February 10th, 2018 – 1 Year and 7 Months at Site
Reading: On the Road by Kerouac
Brought to you from/by The Village Void
Every night at home is identical. Sister sets the meal on the table, Mak lights incense to deter the bugs, Sis flicks on the blaring TV, and we all shuffle to the table. I’m usually grateful for the whiny din of the Khmer or Thai soap opera which eliminates the pressure of conversation. The TV was broken tonight, though, and I could understand their few exchanges. It was nice.
Sis sets the meal on the table.
“You’re still just looking at your phone. Rice!” Mak says, directed at Pa who reclines in his lounge-chair, swiping through the internet on his phone. I pull over some plastic chairs for Sis and me as Mak lights some incense for the bugs.
“I just drank my medicine, I’m full.” Pa.
“We can wait,” said Sis, abandoning the steaming food and picking up a broom.
“No no, it’s getting late, let’s eat.” Pa.
“Should we turn on a fan?” asked Sis, batting at mosquitoes.
“And freeze? No.” Mak. We shuffle into our seats. Sis ladles out the rice.
“I was cold all day. The cold stuck to me,” says Pa of the 72-degree weather. “What kind of soup is this?”
“Variety soup. So many ingredients… like, 22 ingredients,” Mak says facetiously. She fishs some fallen bugs from her rice.
“Some variety. I only see two types of green vegetables and some little shrimp.” Pa.
“Hey. I put in three leaves of this, two leaves of that. A tiny frog leg. Very small. You probably can’t see it. Eat.” Mak smiles to herself.
Sis takes a bite of the fried cured fish. “This turned out so fatty,” she says then grimaces as she ladles fish sauce onto the next bite.
Pa swipes at an offender by his ear, then pulls up the hood of his regatta jacket where it remains for the rest of the meal.
“They just found this Japanese man,” he starts, after a silence, “in a deep forest.

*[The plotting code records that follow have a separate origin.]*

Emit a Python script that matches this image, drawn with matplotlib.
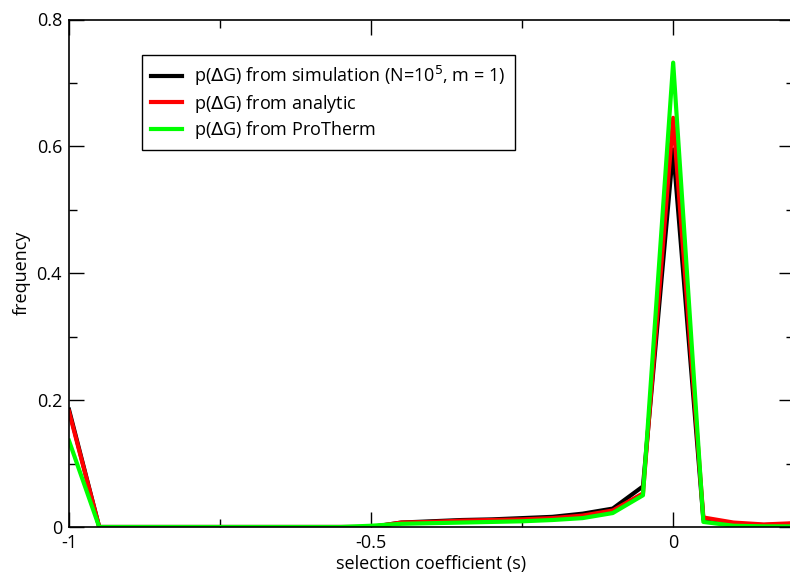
import numpy as np
import matplotlib
matplotlib.use('Agg')
from matplotlib import pyplot as plt
from matplotlib.ticker import MultipleLocator, FuncFormatter

plt.rcParams['font.family'] = ['Open Sans', 'DejaVu Sans']
plt.rcParams['axes.unicode_minus'] = False

# selection coefficient bins
s = [-1.0, -0.95, -0.9, -0.85, -0.8, -0.75, -0.7, -0.65, -0.6, -0.55,
     -0.5, -0.45, -0.4, -0.35, -0.3, -0.25, -0.2, -0.15, -0.1, -0.05,
     0.0, 0.05, 0.1, 0.15, 0.2]

simulation = [0.185, 0.0, 0.0, 0.0, 0.0, 0.0, 0.0, 0.0, 0.0, 0.0,
              0.0, 0.007, 0.009, 0.011, 0.012, 0.014, 0.016, 0.021, 0.029, 0.064,
              0.595, 0.012, 0.005, 0.003, 0.005]
analytic = [0.182, 0.0, 0.0, 0.0, 0.0, 0.0, 0.0, 0.0, 0.0, 0.0,
            0.0, 0.007, 0.008, 0.010, 0.011, 0.012, 0.014, 0.018, 0.026, 0.053,
            0.645, 0.015, 0.007, 0.004, 0.006]
protherm = [0.136, 0.0, 0.0, 0.0, 0.0, 0.0, 0.0, 0.0, 0.0, 0.0,
            0.002, 0.005, 0.006, 0.007, 0.008, 0.009, 0.011, 0.014, 0.022, 0.050,
            0.732, 0.008, 0.002, 0.001, 0.001]

fig = plt.figure(figsize=(7.9, 5.73), dpi=100)
ax = fig.add_axes([69/790, 46/573, 725/790, 507.5/573])

ax.plot(s, simulation, color='black', linewidth=3, label=r'p($\Delta$G) from simulation (N=10$^5$, m = 1)')
ax.plot(s, analytic, color='#ff0000', linewidth=3, label=r'p($\Delta$G) from analytic')
ax.plot(s, protherm, color='#00ff00', linewidth=3, label=r'p($\Delta$G) from ProTherm')

ax.set_xlim(-1, 0.2)
ax.set_ylim(0, 0.8)
ax.xaxis.set_major_locator(MultipleLocator(0.5))
ax.xaxis.set_minor_locator(MultipleLocator(0.25))
ax.yaxis.set_major_locator(MultipleLocator(0.2))
ax.yaxis.set_minor_locator(MultipleLocator(0.1))
ax.xaxis.set_major_formatter(FuncFormatter(lambda v, p: '%g' % round(v, 2)))
ax.yaxis.set_major_formatter(FuncFormatter(lambda v, p: '%g' % round(v, 2)))
ax.tick_params(which='both', direction='in', top=True, right=True, labelsize=13, width=1)
ax.tick_params(which='major', length=11, pad=5)
ax.tick_params(which='minor', length=6)
for sp in ax.spines.values():
    sp.set_linewidth(1.2)

ax.set_xlabel('selection coefficient (s)', fontsize=13, labelpad=2)
ax.set_ylabel('frequency', fontsize=13, labelpad=4)

leg = ax.legend(loc='upper left', bbox_to_anchor=(0.1007, 0.93), borderaxespad=0,
                fontsize=13, fancybox=False, framealpha=1, edgecolor='black',
                handlelength=1.7, handletextpad=0.7, labelspacing=0.25, borderpad=0.5)
leg.get_frame().set_linewidth(1)

fig.savefig('out.png', dpi=100)
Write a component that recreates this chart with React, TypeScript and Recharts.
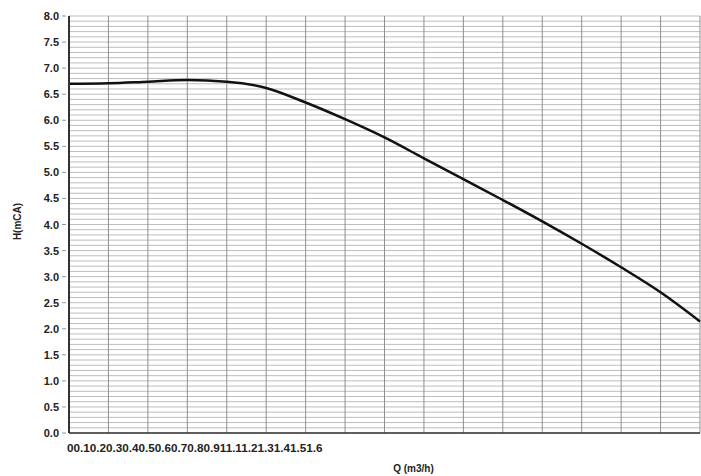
import { LineChart, Line, XAxis, YAxis, CartesianGrid } from "recharts"

// Q (m3/h) points and head readings taken from the pump curve
const flowTicks = [0, 0.1, 0.2, 0.3, 0.4, 0.5, 0.6, 0.7, 0.8, 0.9, 1, 1.1, 1.2, 1.3, 1.4, 1.5, 1.6]
const flowLabels = ["0", "0.1", "0.2", "0.3", "0.4", "0.5", "0.6", "0.7", "0.8", "0.9", "1", "1.1", "1.2", "1.3", "1.4", "1.5", "1.6"]
const headValues = [6.7, 6.71, 6.74, 6.77, 6.74, 6.62, 6.34, 6.02, 5.67, 5.27, 4.87, 4.47, 4.06, 3.63, 3.18, 2.7, 2.14]

// labelled head ticks, and the finer 0.1 steps used for the grid
const headTicks = [0, 0.5, 1, 1.5, 2, 2.5, 3, 3.5, 4, 4.5, 5, 5.5, 6, 6.5, 7, 7.5, 8]
const headGridTicks = Array.from({ length: 81 }, (_, i) => i / 10)

const FONT = "'Liberation Sans', Arial, sans-serif"

const data = flowTicks.map((q, i) => ({ q, h: headValues[i] }))

// labels are printed one after another, squeezed at the left like the original
function FlowTick(props: any) {
  const { x, y, index } = props
  if (index !== 0) return null
  return (
    <text x={x - 2} y={y + 11} fontSize={11.7} fontWeight="bold" fill="#222" fontFamily={FONT}>
      {flowLabels.map((l) => (
        <tspan key={l}>{l}</tspan>
      ))}
    </text>
  )
}

function HeadTick(props: any) {
  const { x, y, payload } = props
  const v = payload.value
  const labelled = headTicks.some((t) => Math.abs(t - v) < 1e-6)
  if (!labelled) return null
  return (
    <g>
      <line x1={x + 1} x2={x + 5} y1={y} y2={y} stroke="#999" />
      <text
        x={x - 2}
        y={y}
        dy={4}
        textAnchor="end"
        fontSize={11}
        fontWeight="bold"
        fill="#222"
        fontFamily={FONT}
      >
        {v.toFixed(1)}
      </text>
    </g>
  )
}

function HeadLabel(props: any) {
  const { viewBox } = props
  const cx = viewBox.x + 8
  const cy = viewBox.y + viewBox.height / 2 - 3
  return (
    <text
      x={cx}
      y={cy}
      transform={`rotate(-90, ${cx}, ${cy})`}
      textAnchor="middle"
      dominantBaseline="central"
      fontSize={10}
      fontWeight="bold"
      fill="#222"
      fontFamily={FONT}
    >
      H(mCA)
    </text>
  )
}

export default function App() {
  return (
    <div style={{ position: "absolute", left: 0, top: 0, background: "#fff" }}>
      <LineChart
        width={701}
        height={476}
        data={data}
        margin={{ top: 16, right: 1, left: 9, bottom: 13 }}
      >
        <CartesianGrid stroke="#bdbdbd" strokeWidth={1} vertical={false} />
        <CartesianGrid stroke="#8f8f8f" strokeWidth={1} horizontal={false} />
        <XAxis
          dataKey="q"
          type="number"
          domain={[0, 1.6]}
          ticks={flowTicks}
          tick={<FlowTick />}
          tickLine={false}
          axisLine={{ stroke: "#333", strokeWidth: 1.5 }}
          height={30}
          interval={0}
          label={{
            value: "Q (m3/h)",
            position: "bottom",
            offset: 2,
            dx: 29,
            fontSize: 10,
            fontWeight: "bold",
            fill: "#222",
            fontFamily: FONT,
          }}
        />
        <YAxis
          type="number"
          domain={[0, 8]}
          ticks={headGridTicks}
          interval={0}
          tick={<HeadTick />}
          tickLine={false}
          axisLine={{ stroke: "#333", strokeWidth: 2 }}
          width={60}
          label={<HeadLabel />}
        />
        <Line
          type="monotone"
          dataKey="h"
          stroke="#111"
          strokeWidth={2.5}
          dot={false}
          isAnimationActive={false}
        />
      </LineChart>
    </div>
  )
}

He had been living there for 28 years. There were two others who went in with him and he’s the only one left. They said he carved a hole out of the soft clay in the side of a hill and that’s where he would sleep, would cover it up with a large flat rock at night to protect from big wild cats and snakes. In the day he would eat fruit hunted frogs and snakes then eat them raw, he said, since he never knew how to make a fire. The other two people he went with were very old, he was the youngest and he lasted all these years.”
“How do you know about this.” Mak.
“From my phone, just before now,” Pa says from under his jacket hood.
Sis slaps a mosquito and Mak yelps that they are biting her butt. We all flail periodically and whack at ourselves. Sis leaves to bring over more soup.
We all listen to the neighbors on either side of us. The Hengs on the west side are all appealing to their youngest to eat with some type of sing-song performance. The Thearith’s on the east side are looking for the broom, their youngest daughter shouting down from upstairs while mother and father shout up from below.
Pa speaks again after some time. “Aunt Ieey’s kids are coming home for Chinese New Year. They’re all over the place now, in Prey Veng, Svay Rieng…”
Mak breaks in, “Chiev wants a mattress for school, did he call you?”
“He can come and get it himself, pa doesn’t need to deliver it to him.” Sis.
“Yeah, I KNOW, that was the plan.” Mak.
“I waited for him for like an hour at the cafe, he never showed. I just called him before you put out the rice. He said he and his friends rented a guesthouse for the night and were still having fun in the room before check-out.” Pa.
“What, how much did that cost?” Mak.
“Like five dollars per person, a bunch of them roomed together. He said there was an air-conditioner.” Pa, nonplussed.
“I hate those.” Mak.
“It was probably fun.” Sis.
It’s just the tinkling of silverware on dish-rims for a few moments. Then Mak whacks at a mosquito and whines as she sidles off the bench. Sis stares blankly and methodically works the flesh off a piece of fish. Pa turns to stare at the night sky visible beyond the awning and sip some tea. I make my last bite last longer than it should have, then finally push back my plastic chair and leave.